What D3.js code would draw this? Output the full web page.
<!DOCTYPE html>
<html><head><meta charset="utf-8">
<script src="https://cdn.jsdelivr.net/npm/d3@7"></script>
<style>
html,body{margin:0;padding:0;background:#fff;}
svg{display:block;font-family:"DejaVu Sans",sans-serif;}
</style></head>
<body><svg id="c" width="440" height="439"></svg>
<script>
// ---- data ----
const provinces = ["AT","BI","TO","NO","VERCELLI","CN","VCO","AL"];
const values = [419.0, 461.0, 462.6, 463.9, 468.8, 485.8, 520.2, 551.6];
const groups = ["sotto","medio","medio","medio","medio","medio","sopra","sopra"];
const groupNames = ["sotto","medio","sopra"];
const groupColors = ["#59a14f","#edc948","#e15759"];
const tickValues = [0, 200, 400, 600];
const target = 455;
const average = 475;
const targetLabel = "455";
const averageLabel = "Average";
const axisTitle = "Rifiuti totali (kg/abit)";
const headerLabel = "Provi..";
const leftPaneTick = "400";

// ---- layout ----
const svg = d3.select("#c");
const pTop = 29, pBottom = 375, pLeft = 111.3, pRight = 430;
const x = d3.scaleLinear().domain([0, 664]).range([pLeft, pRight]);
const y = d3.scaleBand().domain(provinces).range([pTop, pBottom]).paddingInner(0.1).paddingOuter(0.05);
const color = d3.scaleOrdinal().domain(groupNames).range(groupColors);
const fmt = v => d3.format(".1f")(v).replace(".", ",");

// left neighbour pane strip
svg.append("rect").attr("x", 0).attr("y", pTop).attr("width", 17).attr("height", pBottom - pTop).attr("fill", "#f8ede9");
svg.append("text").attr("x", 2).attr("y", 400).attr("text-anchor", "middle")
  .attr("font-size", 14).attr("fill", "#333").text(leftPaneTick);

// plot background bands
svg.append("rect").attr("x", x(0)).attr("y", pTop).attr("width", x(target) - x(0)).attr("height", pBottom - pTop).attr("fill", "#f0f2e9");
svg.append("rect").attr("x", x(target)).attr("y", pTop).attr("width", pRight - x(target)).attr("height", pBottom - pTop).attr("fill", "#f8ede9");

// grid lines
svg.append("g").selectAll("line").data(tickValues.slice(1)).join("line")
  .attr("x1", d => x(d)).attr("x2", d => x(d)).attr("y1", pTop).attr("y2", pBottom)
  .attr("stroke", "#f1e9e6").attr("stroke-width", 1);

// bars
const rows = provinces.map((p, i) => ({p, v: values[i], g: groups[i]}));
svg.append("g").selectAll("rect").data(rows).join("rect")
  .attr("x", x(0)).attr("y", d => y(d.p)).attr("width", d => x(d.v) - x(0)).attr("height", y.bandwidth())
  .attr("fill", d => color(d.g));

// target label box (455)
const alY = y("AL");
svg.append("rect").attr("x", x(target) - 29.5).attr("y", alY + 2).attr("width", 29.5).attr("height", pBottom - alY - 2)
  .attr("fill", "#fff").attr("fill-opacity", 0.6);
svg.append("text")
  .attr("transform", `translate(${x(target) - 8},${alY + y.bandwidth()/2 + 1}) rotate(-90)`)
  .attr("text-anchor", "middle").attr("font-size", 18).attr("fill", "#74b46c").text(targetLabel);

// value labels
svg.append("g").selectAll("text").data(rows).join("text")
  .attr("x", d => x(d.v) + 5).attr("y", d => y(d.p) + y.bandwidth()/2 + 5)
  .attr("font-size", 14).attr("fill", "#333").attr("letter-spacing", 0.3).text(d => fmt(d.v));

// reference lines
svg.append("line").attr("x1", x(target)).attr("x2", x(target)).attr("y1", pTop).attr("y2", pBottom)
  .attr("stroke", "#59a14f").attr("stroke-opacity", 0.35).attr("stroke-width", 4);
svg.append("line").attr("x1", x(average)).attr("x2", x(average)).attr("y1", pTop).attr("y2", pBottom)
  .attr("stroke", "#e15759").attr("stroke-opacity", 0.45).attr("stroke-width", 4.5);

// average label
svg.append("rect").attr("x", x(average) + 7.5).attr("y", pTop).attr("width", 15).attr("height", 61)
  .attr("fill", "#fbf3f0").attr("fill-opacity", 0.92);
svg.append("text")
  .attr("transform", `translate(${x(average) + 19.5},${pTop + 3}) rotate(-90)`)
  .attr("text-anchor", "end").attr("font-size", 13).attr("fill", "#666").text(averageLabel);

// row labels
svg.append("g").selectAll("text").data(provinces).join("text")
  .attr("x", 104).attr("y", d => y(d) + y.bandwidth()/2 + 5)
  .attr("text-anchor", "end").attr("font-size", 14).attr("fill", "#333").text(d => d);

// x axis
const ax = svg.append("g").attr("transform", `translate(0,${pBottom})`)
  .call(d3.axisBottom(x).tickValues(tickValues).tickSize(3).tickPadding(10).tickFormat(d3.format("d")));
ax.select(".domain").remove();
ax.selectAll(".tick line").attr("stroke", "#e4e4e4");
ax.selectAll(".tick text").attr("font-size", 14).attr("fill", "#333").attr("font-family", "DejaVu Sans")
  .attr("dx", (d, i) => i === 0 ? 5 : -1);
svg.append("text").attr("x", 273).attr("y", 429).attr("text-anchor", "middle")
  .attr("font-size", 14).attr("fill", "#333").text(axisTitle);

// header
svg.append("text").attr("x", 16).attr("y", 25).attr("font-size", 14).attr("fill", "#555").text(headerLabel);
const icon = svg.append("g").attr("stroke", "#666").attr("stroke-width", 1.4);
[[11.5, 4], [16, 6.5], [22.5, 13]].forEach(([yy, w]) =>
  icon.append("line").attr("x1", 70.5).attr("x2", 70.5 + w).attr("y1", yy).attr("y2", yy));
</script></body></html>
+++++
Reproduce the material verbatim, line by line.

EXPECTED ANSWER:
What D3.js code would draw this? Output the full web page.
<!DOCTYPE html>
<html><head><meta charset="utf-8">
<script src="https://cdn.jsdelivr.net/npm/d3@7"></script>
<style>
html,body{margin:0;padding:0;background:#fff;}
svg{display:block;font-family:"DejaVu Sans",sans-serif;}
</style></head>
<body><svg id="c" width="440" height="439"></svg>
<script>
// ---- data ----
const provinces = ["AT","BI","TO","NO","VERCELLI","CN","VCO","AL"];
const values = [419.0, 461.0, 462.6, 463.9, 468.8, 485.8, 520.2, 551.6];
const groups = ["sotto","medio","medio","medio","medio","medio","sopra","sopra"];
const groupNames = ["sotto","medio","sopra"];
const groupColors = ["#59a14f","#edc948","#e15759"];
const tickValues = [0, 200, 400, 600];
const target = 455;
const average = 475;
const targetLabel = "455";
const averageLabel = "Average";
const axisTitle = "Rifiuti totali (kg/abit)";
const headerLabel = "Provi..";
const leftPaneTick = "400";

// ---- layout ----
const svg = d3.select("#c");
const pTop = 29, pBottom = 375, pLeft = 111.3, pRight = 430;
const x = d3.scaleLinear().domain([0, 664]).range([pLeft, pRight]);
const y = d3.scaleBand().domain(provinces).range([pTop, pBottom]).paddingInner(0.1).paddingOuter(0.05);
const color = d3.scaleOrdinal().domain(groupNames).range(groupColors);
const fmt = v => d3.format(".1f")(v).replace(".", ",");

// left neighbour pane strip
svg.append("rect").attr("x", 0).attr("y", pTop).attr("width", 17).attr("height", pBottom - pTop).attr("fill", "#f8ede9");
svg.append("text").attr("x", 2).attr("y", 400).attr("text-anchor", "middle")
  .attr("font-size", 14).attr("fill", "#333").text(leftPaneTick);

// plot background bands
svg.append("rect").attr("x", x(0)).attr("y", pTop).attr("width", x(target) - x(0)).attr("height", pBottom - pTop).attr("fill", "#f0f2e9");
svg.append("rect").attr("x", x(target)).attr("y", pTop).attr("width", pRight - x(target)).attr("height", pBottom - pTop).attr("fill", "#f8ede9");

// grid lines
svg.append("g").selectAll("line").data(tickValues.slice(1)).join("line")
  .attr("x1", d => x(d)).attr("x2", d => x(d)).attr("y1", pTop).attr("y2", pBottom)
  .attr("stroke", "#f1e9e6").attr("stroke-width", 1);

// bars
const rows = provinces.map((p, i) => ({p, v: values[i], g: groups[i]}));
svg.append("g").selectAll("rect").data(rows).join("rect")
  .attr("x", x(0)).attr("y", d => y(d.p)).attr("width", d => x(d.v) - x(0)).attr("height", y.bandwidth())
  .attr("fill", d => color(d.g));

// target label box (455)
const alY = y("AL");
svg.append("rect").attr("x", x(target) - 29.5).attr("y", alY + 2).attr("width", 29.5).attr("height", pBottom - alY - 2)
  .attr("fill", "#fff").attr("fill-opacity", 0.6);
svg.append("text")
  .attr("transform", `translate(${x(target) - 8},${alY + y.bandwidth()/2 + 1}) rotate(-90)`)
  .attr("text-anchor", "middle").attr("font-size", 18).attr("fill", "#74b46c").text(targetLabel);

// value labels
svg.append("g").selectAll("text").data(rows).join("text")
  .attr("x", d => x(d.v) + 5).attr("y", d => y(d.p) + y.bandwidth()/2 + 5)
  .attr("font-size", 14).attr("fill", "#333").attr("letter-spacing", 0.3).text(d => fmt(d.v));

// reference lines
svg.append("line").attr("x1", x(target)).attr("x2", x(target)).attr("y1", pTop).attr("y2", pBottom)
  .attr("stroke", "#59a14f").attr("stroke-opacity", 0.35).attr("stroke-width", 4);
svg.append("line").attr("x1", x(average)).attr("x2", x(average)).attr("y1", pTop).attr("y2", pBottom)
  .attr("stroke", "#e15759").attr("stroke-opacity", 0.45).attr("stroke-width", 4.5);

// average label
svg.append("rect").attr("x", x(average) + 7.5).attr("y", pTop).attr("width", 15).attr("height", 61)
  .attr("fill", "#fbf3f0").attr("fill-opacity", 0.92);
svg.append("text")
  .attr("transform", `translate(${x(average) + 19.5},${pTop + 3}) rotate(-90)`)
  .attr("text-anchor", "end").attr("font-size", 13).attr("fill", "#666").text(averageLabel);

// row labels
svg.append("g").selectAll("text").data(provinces).join("text")
  .attr("x", 104).attr("y", d => y(d) + y.bandwidth()/2 + 5)
  .attr("text-anchor", "end").attr("font-size", 14).attr("fill", "#333").text(d => d);

// x axis
const ax = svg.append("g").attr("transform", `translate(0,${pBottom})`)
  .call(d3.axisBottom(x).tickValues(tickValues).tickSize(3).tickPadding(10).tickFormat(d3.format("d")));
ax.select(".domain").remove();
ax.selectAll(".tick line").attr("stroke", "#e4e4e4");
ax.selectAll(".tick text").attr("font-size", 14).attr("fill", "#333").attr("font-family", "DejaVu Sans")
  .attr("dx", (d, i) => i === 0 ? 5 : -1);
svg.append("text").attr("x", 273).attr("y", 429).attr("text-anchor", "middle")
  .attr("font-size", 14).attr("fill", "#333").text(axisTitle);

// header
svg.append("text").attr("x", 16).attr("y", 25).attr("font-size", 14).attr("fill", "#555").text(headerLabel);
const icon = svg.append("g").attr("stroke", "#666").attr("stroke-width", 1.4);
[[11.5, 4], [16, 6.5], [22.5, 13]].forEach(([yy, w]) =>
  icon.append("line").attr("x1", 70.5).attr("x2", 70.5 + w).attr("y1", yy).attr("y2", yy));
</script></body></html>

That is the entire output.